Short exercise:
Set all the material down again unchanged, without the pictures.

Source excerpt:
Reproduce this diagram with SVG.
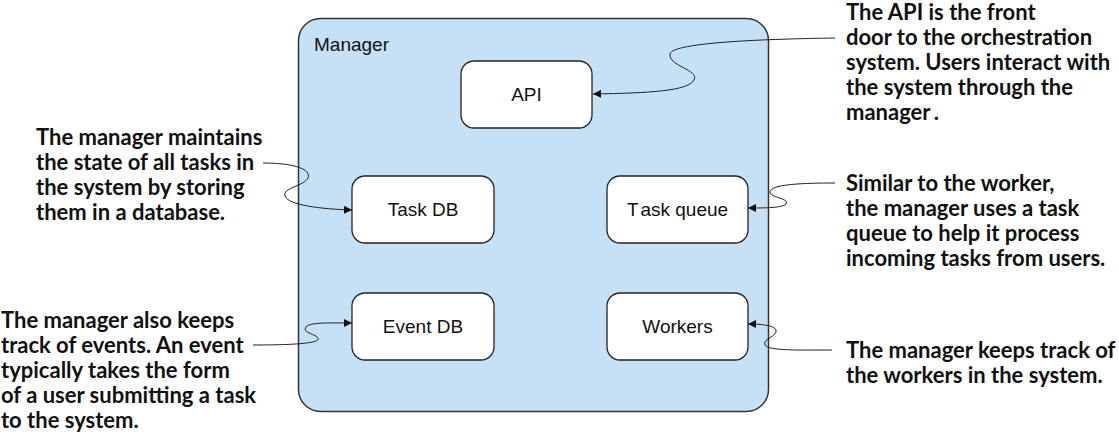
<svg xmlns="http://www.w3.org/2000/svg" width="1119" height="439" viewBox="0 0 1119 439">
<defs>
<marker id="arr" viewBox="0 0 10 10" refX="10" refY="5" markerWidth="8" markerHeight="8" markerUnits="userSpaceOnUse" orient="auto">
<path d="M0,0 L10,5 L0,10 z" fill="#111"/>
</marker>
<style>
.mgr{fill:#c6e1f5;stroke:#333;stroke-width:1.5}
.node rect{fill:#fff;stroke:#222;stroke-width:1.3}
.lbl{font-family:"Liberation Sans",Arial,sans-serif;font-size:19px;fill:#111}
.note{font-family:Lato,"Open Sans",sans-serif;font-weight:bold;font-size:22px;fill:#111}
.conn path{fill:none;stroke:#222;stroke-width:1;marker-end:url(#arr)}
</style>
</defs>
<rect width="1119" height="439" fill="#fff"/>
<g id="manager">
<rect class="mgr" x="298.5" y="18.5" width="470" height="393" rx="22"/>
<text class="lbl" x="314" y="51">Manager</text>
</g>
<g id="api" class="node">
<rect x="461" y="61" width="131" height="67" rx="13"/>
<text class="lbl" x="526.5" y="101" text-anchor="middle">API</text>
</g>
<g id="taskdb" class="node">
<rect x="352" y="176" width="142" height="67" rx="13"/>
<text class="lbl" x="423" y="216" text-anchor="middle">Task DB</text>
</g>
<g id="taskqueue" class="node">
<rect x="607" y="176" width="141" height="67" rx="13"/>
<text class="lbl" x="677.5" y="216" text-anchor="middle">T<tspan dx="4">ask queue</tspan></text>
</g>
<g id="eventdb" class="node">
<rect x="352" y="293" width="142" height="67" rx="13"/>
<text class="lbl" x="423" y="333" text-anchor="middle">Event DB</text>
</g>
<g id="workers" class="node">
<rect x="607" y="293" width="141" height="67" rx="13"/>
<text class="lbl" x="677.5" y="333" text-anchor="middle">Workers</text>
</g>
<g id="connectors" class="conn">
<path d="M835,38 C770,39 672,42 670,54 C668,66 700,70 694,80 C688,91 650,93 593,94"/>
<path d="M263,163 C290,163 312,168 308,178 C304,186 282,188 285,196 C288,205 320,209 352,210"/>
<path d="M253,345 C285,345 322,344 318,338 C314,333 302,333 306,327 C310,322 330,323 352,323"/>
<path d="M835,183 C805,183 770,184 770,192 C770,198 790,198 786,204 C782,208 765,208 748,208"/>
<path d="M832,350 C800,350 768,351 765,345 C762,339 778,336 776,330 C774,325 760,324 748,324"/>
</g>
<g id="note-api" class="note">
<text x="846" y="20">The API is the front</text>
<text x="846" y="45">door to the orchestration</text>
<text x="846" y="70">system. Users interact with</text>
<text x="846" y="95">the system through the</text>
<text x="846" y="120">manager<tspan dx="4">.</tspan></text>
</g>
<g id="note-taskdb" class="note">
<text x="36" y="145">The manager maintains</text>
<text x="36" y="170">the state of all tasks in</text>
<text x="36" y="195">the system by storing</text>
<text x="36" y="220">them in a database.</text>
</g>
<g id="note-eventdb" class="note">
<text x="1" y="328">The manager also keeps</text>
<text x="1" y="353">track of events. An event</text>
<text x="1" y="378">typically takes the form</text>
<text x="1" y="403">of a user submitting a task</text>
<text x="1" y="428">to the system.</text>
</g>
<g id="note-taskqueue" class="note">
<text x="846" y="191">Similar to the worker,</text>
<text x="846" y="216">the manager uses a task</text>
<text x="846" y="241">queue to help it process</text>
<text x="846" y="266">incoming tasks from users.</text>
</g>
<g id="note-workers" class="note">
<text x="846" y="358">The manager keeps track of</text>
<text x="846" y="383">the workers in the system.</text>
</g>
</svg>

Reply:
Reproduce this diagram with SVG.
<svg xmlns="http://www.w3.org/2000/svg" width="1119" height="439" viewBox="0 0 1119 439">
<defs>
<marker id="arr" viewBox="0 0 10 10" refX="10" refY="5" markerWidth="8" markerHeight="8" markerUnits="userSpaceOnUse" orient="auto">
<path d="M0,0 L10,5 L0,10 z" fill="#111"/>
</marker>
<style>
.mgr{fill:#c6e1f5;stroke:#333;stroke-width:1.5}
.node rect{fill:#fff;stroke:#222;stroke-width:1.3}
.lbl{font-family:"Liberation Sans",Arial,sans-serif;font-size:19px;fill:#111}
.note{font-family:Lato,"Open Sans",sans-serif;font-weight:bold;font-size:22px;fill:#111}
.conn path{fill:none;stroke:#222;stroke-width:1;marker-end:url(#arr)}
</style>
</defs>
<rect width="1119" height="439" fill="#fff"/>
<g id="manager">
<rect class="mgr" x="298.5" y="18.5" width="470" height="393" rx="22"/>
<text class="lbl" x="314" y="51">Manager</text>
</g>
<g id="api" class="node">
<rect x="461" y="61" width="131" height="67" rx="13"/>
<text class="lbl" x="526.5" y="101" text-anchor="middle">API</text>
</g>
<g id="taskdb" class="node">
<rect x="352" y="176" width="142" height="67" rx="13"/>
<text class="lbl" x="423" y="216" text-anchor="middle">Task DB</text>
</g>
<g id="taskqueue" class="node">
<rect x="607" y="176" width="141" height="67" rx="13"/>
<text class="lbl" x="677.5" y="216" text-anchor="middle">T<tspan dx="4">ask queue</tspan></text>
</g>
<g id="eventdb" class="node">
<rect x="352" y="293" width="142" height="67" rx="13"/>
<text class="lbl" x="423" y="333" text-anchor="middle">Event DB</text>
</g>
<g id="workers" class="node">
<rect x="607" y="293" width="141" height="67" rx="13"/>
<text class="lbl" x="677.5" y="333" text-anchor="middle">Workers</text>
</g>
<g id="connectors" class="conn">
<path d="M835,38 C770,39 672,42 670,54 C668,66 700,70 694,80 C688,91 650,93 593,94"/>
<path d="M263,163 C290,163 312,168 308,178 C304,186 282,188 285,196 C288,205 320,209 352,210"/>
<path d="M253,345 C285,345 322,344 318,338 C314,333 302,333 306,327 C310,322 330,323 352,323"/>
<path d="M835,183 C805,183 770,184 770,192 C770,198 790,198 786,204 C782,208 765,208 748,208"/>
<path d="M832,350 C800,350 768,351 765,345 C762,339 778,336 776,330 C774,325 760,324 748,324"/>
</g>
<g id="note-api" class="note">
<text x="846" y="20">The API is the front</text>
<text x="846" y="45">door to the orchestration</text>
<text x="846" y="70">system. Users interact with</text>
<text x="846" y="95">the system through the</text>
<text x="846" y="120">manager<tspan dx="4">.</tspan></text>
</g>
<g id="note-taskdb" class="note">
<text x="36" y="145">The manager maintains</text>
<text x="36" y="170">the state of all tasks in</text>
<text x="36" y="195">the system by storing</text>
<text x="36" y="220">them in a database.</text>
</g>
<g id="note-eventdb" class="note">
<text x="1" y="328">The manager also keeps</text>
<text x="1" y="353">track of events. An event</text>
<text x="1" y="378">typically takes the form</text>
<text x="1" y="403">of a user submitting a task</text>
<text x="1" y="428">to the system.</text>
</g>
<g id="note-taskqueue" class="note">
<text x="846" y="191">Similar to the worker,</text>
<text x="846" y="216">the manager uses a task</text>
<text x="846" y="241">queue to help it process</text>
<text x="846" y="266">incoming tasks from users.</text>
</g>
<g id="note-workers" class="note">
<text x="846" y="358">The manager keeps track of</text>
<text x="846" y="383">the workers in the system.</text>
</g>
</svg>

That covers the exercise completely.